The Economic Environment
In the first three weeks of the year, the stock market experienced gains that were nothing short of spectacular, extending a great year for equities in 2017. Starting with the last week in January, the markets have been experiencing extreme amounts of volatility — both up and down. It has not been unusual to see the headlines read “the biggest one-day gain/loss in ___ years.”
The question is, should we be worried about such volatility? Though the markets have turned lower since the end of January, the magnitude of losses certainly are not worrisome. This is especially true considering the extent of gains we have experienced for the previous two years. Certainly, one would think that the markets are due for a breather after running so hard and fast. On the other hand, breathers don’t have to be accompanied by extremes. It should be noted that the volatility in stocks has not been accompanied by nearly the same amount of volatility in the bond or commodity sectors. If all sectors were extremely volatile, this might be interpreted as a more pressing concern.

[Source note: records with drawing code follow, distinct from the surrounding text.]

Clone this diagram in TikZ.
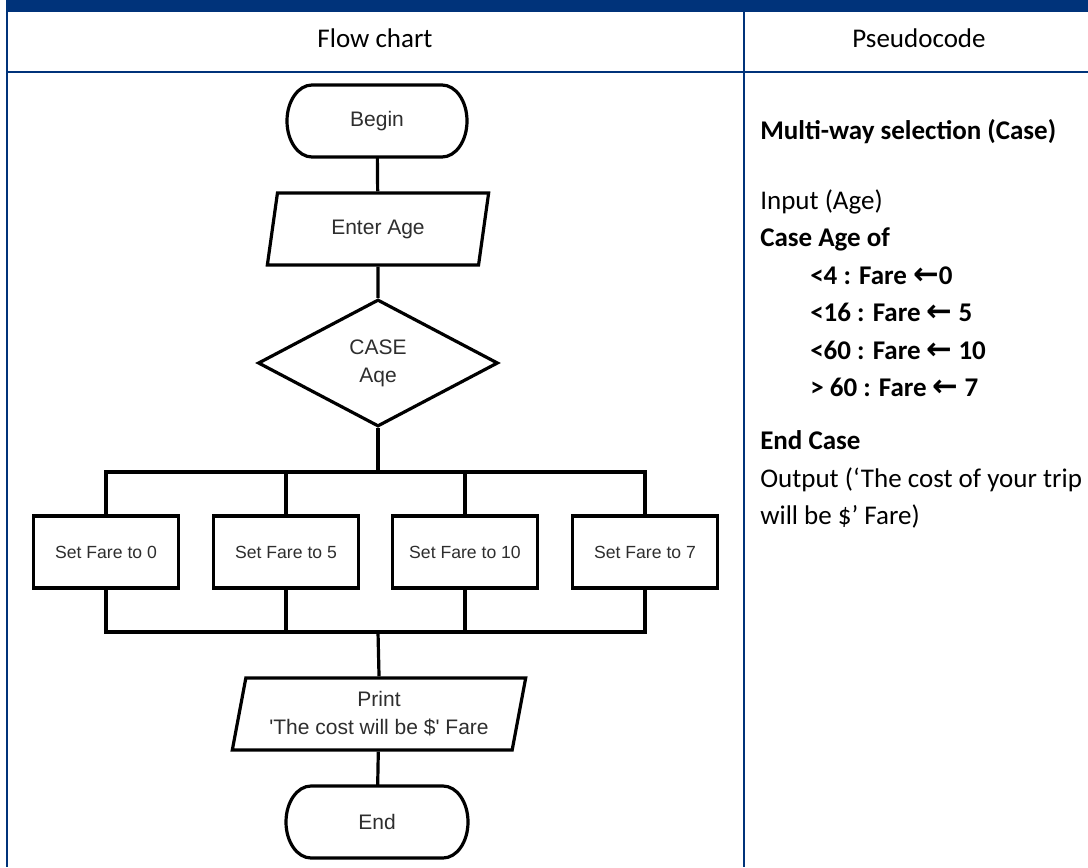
\documentclass[tikz,border=0pt]{standalone}
\usepackage{fontspec}
\setmainfont{Carlito}
\newfontfamily\chartfont{Liberation Sans}
\newfontfamily\arrowfont{DejaVu Sans}
\usetikzlibrary{shapes.geometric}
\definecolor{navy}{RGB}{0,51,122}
\definecolor{inkgray}{HTML}{2E2E2E}
\newcommand{\getsarrow}{{\arrowfont\bfseries\fontsize{23}{24}\selectfont ←}}
% outline of a terminal node: straight top and bottom, half-ellipse ends
\newcommand{\stadium}[1]{%
  \draw[flow] ([xshift=18.75pt]#1.north west) -- ([xshift=-18.75pt]#1.north east)
    arc[start angle=90,end angle=-90,x radius=18.75pt,y radius=27pt]
    -- ([xshift=18.75pt]#1.south west)
    arc[start angle=270,end angle=90,x radius=18.75pt,y radius=27pt] -- cycle;}

\begin{document}
\begin{tikzpicture}[x=0.75pt,y=-0.75pt,
  flow/.style={line width=2.4pt,draw=black},
  chartbig/.style={font=\chartfont\fontsize{15.75}{21}\selectfont,text=inkgray,align=center},
  chartsmall/.style={font=\chartfont\fontsize{13.2}{16}\selectfont,text=inkgray,align=center},
  term/.style={rectangle,minimum height=54pt,inner sep=0pt,outer sep=0pt,chartbig},
  io/.style={trapezium,trapezium left angle=76,trapezium right angle=104,trapezium stretches=true,
             draw,line width=2.4pt,minimum height=54pt,inner sep=0pt,chartbig},
  decide/.style={diamond,draw,line width=2.4pt,minimum width=180pt,minimum height=95.25pt,inner sep=0pt,chartbig},
  process/.style={rectangle,draw,line width=2.4pt,minimum width=108.75pt,minimum height=54pt,inner sep=0pt,chartsmall},
  head/.style={anchor=base,font=\fontsize{20.25}{24}\selectfont,text=black},
  code/.style={anchor=base west,font=\fontsize{20.25}{24}\selectfont,text=black,inner sep=0pt},
  rule/.style={draw=navy}]

% page area and table frame
\useasboundingbox (0,0) rectangle (1088,867);
\fill[white] (0,0) rectangle (1088,867);
\fill[navy] (6,0) rectangle (1088,12);
\draw[rule,line width=1.6pt] (7,12) -- (7,867);
\draw[rule,line width=1.6pt] (7,72) -- (1088,72);
\draw[rule,line width=1.9pt] (744,12) -- (744,867);

% column headings
\node[head] (hflow) at (375,48) {Flow chart};
\node[head] (hpseudo) at (919,48) {Pseudocode};

% flow chart
\node[term,minimum width=135pt] (begin) at (377,121) {Begin};
\stadium{begin}
\node[io,minimum width=167pt] (enter) at (378,229) {Enter Age};
\node[decide] (case) at (378,363) {CASE\\Aqe};
\node[process] (f0) at (106,552) {Set Fare to 0};
\node[process] (f1) at (286,552) {Set Fare to 5};
\node[process] (f2) at (465,552) {Set Fare to 10};
\node[process] (f3) at (645,552) {Set Fare to 7};
\node[io,minimum width=220.5pt] (print) at (379,714) {Print\\\textquotesingle The cost will be \$\textquotesingle{} Fare};
\node[term,minimum width=136.5pt] (end) at (377,822) {End};
\stadium{end}

\coordinate (split) at (378,472);
\coordinate (join) at (378,632);

\draw[flow] (begin) -- (enter);
\draw[flow] (enter) -- (case);
\draw[flow] (case.south) -- (split);
\draw[flow] (f0.north) -- (f0.north |- split) -- (f3.north |- split) -- (f3.north);
\draw[flow] (f1.north) -- (f1.north |- split);
\draw[flow] (f2.north) -- (f2.north |- split);
\draw[flow] (f0.south) -- (f0.south |- join) -- (f3.south |- join) -- (f3.south);
\draw[flow] (f1.south) -- (f1.south |- join);
\draw[flow] (f2.south) -- (f2.south |- join);
\draw[flow] (join) -- (print.north);
\draw[flow] (print) -- (end);

% pseudocode
\node[code] (title) at (760,139) {\bfseries Multi-way selection (Case)};
\node[code] (input) at (760,209) {Input (Age)};
\node[code] (caseof) at (760,246) {\bfseries Case Age of};
\node[code] (c1) at (810,284) {\bfseries <4 : Fare \getsarrow0};
\node[code] (c2) at (810,321) {\bfseries <16 : Fare \getsarrow{} 5};
\node[code] (c3) at (810,359) {\bfseries <60 : Fare \getsarrow{} 10};
\node[code] (c4) at (810,396) {\bfseries > 60 : Fare \getsarrow{} 7};
\node[code] (endcase) at (760,449) {\bfseries End Case};
\node[code] (out1) at (760,487) {Output (‘The cost of your trip};
\node[code] (out2) at (760,524) {will be \$’ Fare)};
\end{tikzpicture}
\end{document}
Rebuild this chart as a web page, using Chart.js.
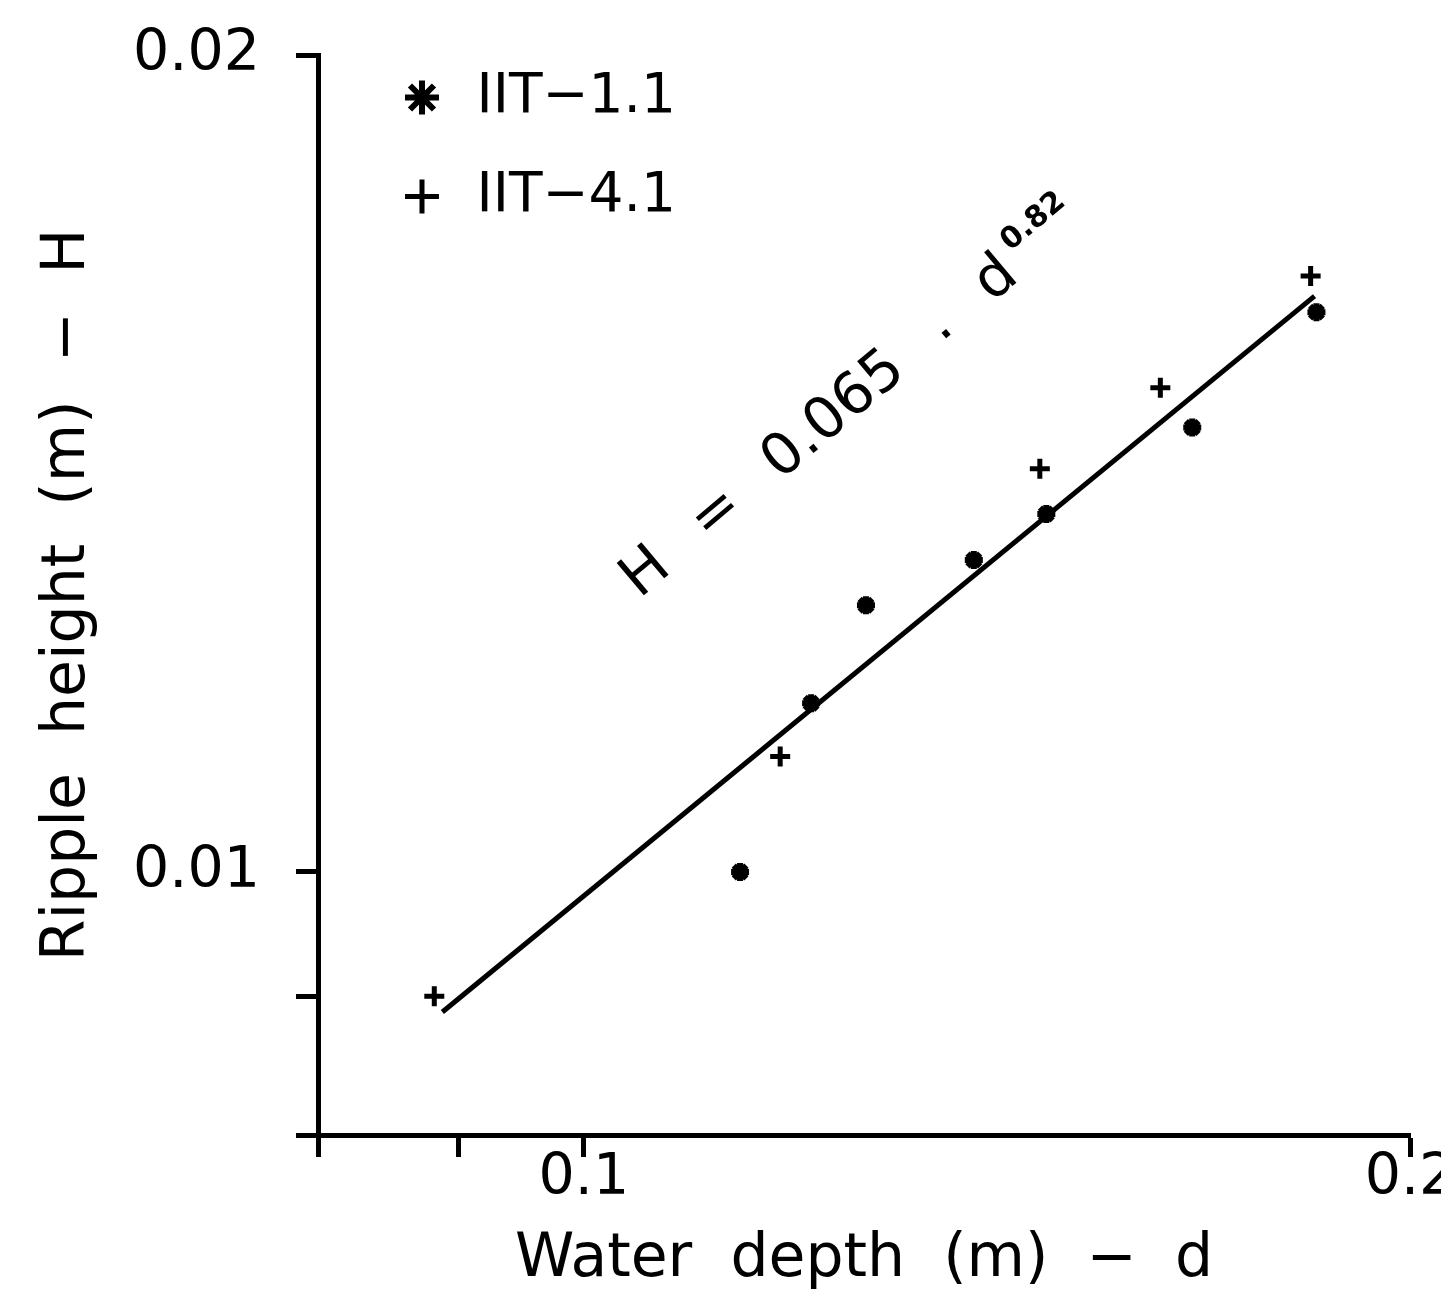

Extremes can be caused by factors which are promoting uncertainty. For example, rising interest rates, implementation of tax reforms and threats of trade wars are factors we are dealing with today. Certainly, higher rates and threats of trade wars can cause uncertainty in the markets. On the other hand, tax reform has been a positive factor affecting the markets, up until the point of implementation. Uncertainty and volatility seem to go hand-in-hand. It may just be that stocks are finding a new level of comfort. However, if rates keep rising and trade wars bloom, that comfort level may be harder to find. In reality, we don’t know why markets behave as they do, but it helps to at least understand the factors influencing today’s environment.
The Weekly Market Update
Rates were stable in the past last week. For the week ending April 12, Freddie Mac announced that 30-year fixed rates rose to 4.42% from 4.40% the week before. The average for 15-year loans remained at 3.87% and the average for five-year adjustables moved down slightly to 3.61%. A year ago, 30-year fixed rates averaged 4.08%, higher than today's level.
Attributed to Len Kiefer, Deputy Chief Economist, Freddie Mac --“Rates on home loans have been holding steady over the past two months. Rates have bounced around 4.4 percent since mid-February. Rates could break out and head higher if inflation continues to firm. The U.S. Bureau of Labor Statistics reported this week that the Consumer Price Index increased 2.4 percent over the 12 months ending in March, the largest 12-month increase in a year. Members of the Federal Reserve’s Federal Open Market Committee are looking at inflation indicators to help determine the appropriate path for policy. If inflation continues to trend higher, we may see two or three more rate hikes from the Fed this year, and rates on home loans could follow. For now, rates are still quite low by historical standards, helping to support homebuyer affordability as the spring homebuying season ramps up.”
Note: Rates indicated do not include fees and points and are provided for evidence of trends only. They should not be used for comparison purposes.